Le 18 octobre, Tatsumi a soudainement rétracté toutes ses réclamations. Mais quelques heures plus tard, un nouvel email, apparemment envoyé depuis une adresse officielle de Nintendo, est arrivé. Domtendo a vérifié les en-têtes de l’email et a découvert qu’ils avaient été falsifiés à l’aide d’un outil public en ligne.
Le système de YouTube est défaillant
Domtendo est évidemment en colère contre YouTube pour avoir permis cette situation. « N’importe qui peut frapper n’importe quel YouTuber, et il n’y a presque aucun obstacle pour le faire. C’est insensé », dénonce-t-il. Le système actuel, conçu pour protéger les plateformes plutôt que les créateurs, laisse la porte ouverte aux abus.
D’autres créateurs, comme Waikuteru et Rimea, ont également été harcelés par Tatsumi. Ils déplorent le manque de transparence de YouTube et la difficulté à contester les avertissements, surtout pour les petites chaînes. « YouTube décide si quelqu’un perd sa chaîne en fonction de sa taille », explique Waikuteru.
Malgré les demandes de clarification, YouTube n’a pas fourni de réponses concrètes.

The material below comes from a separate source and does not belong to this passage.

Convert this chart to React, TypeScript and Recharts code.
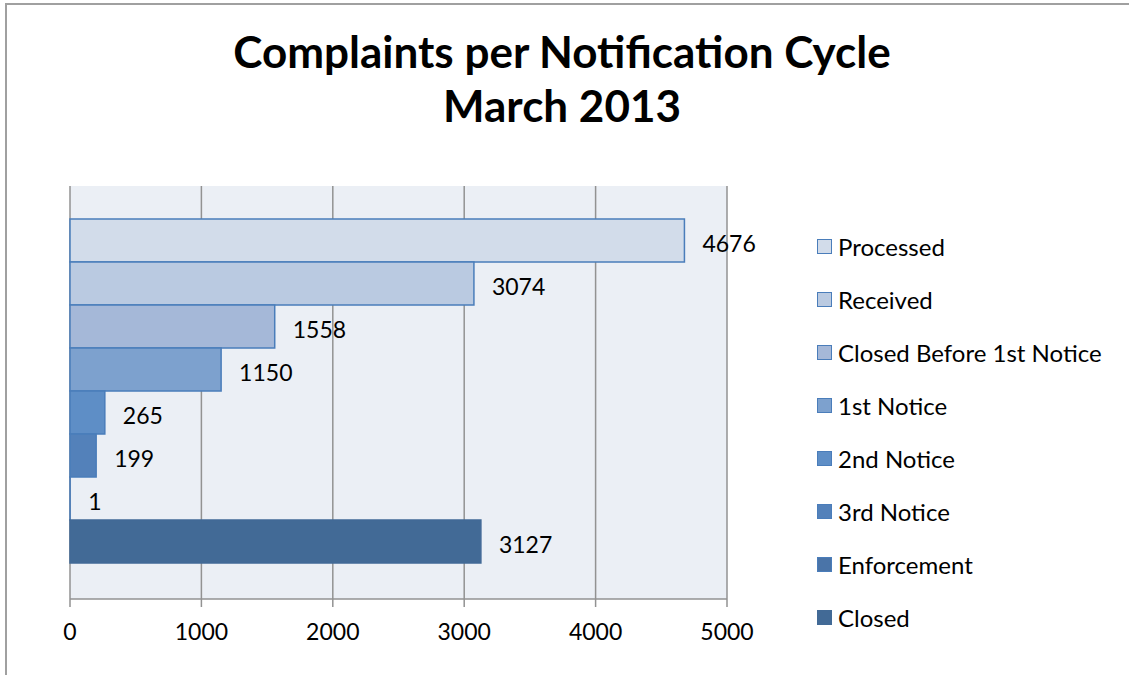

Le porte-parole Jack Malon a confirmé que les réclamations de Tatsumi étaient fausses, mais n’a pas expliqué pourquoi elles avaient été initialement acceptées. Il n’a pas non plus assuré que des mesures supplémentaires seraient prises pour empêcher ce genre d’abus à l’avenir.
Pour l’instant, Domtendo et d’autres créateurs restent vulnérables. Leur histoire rappelle malheureusement les failles d’un système qui, sous couvert de protéger les droits d’auteur, permet à certaines personnes mal intentionnées de semer le chaos.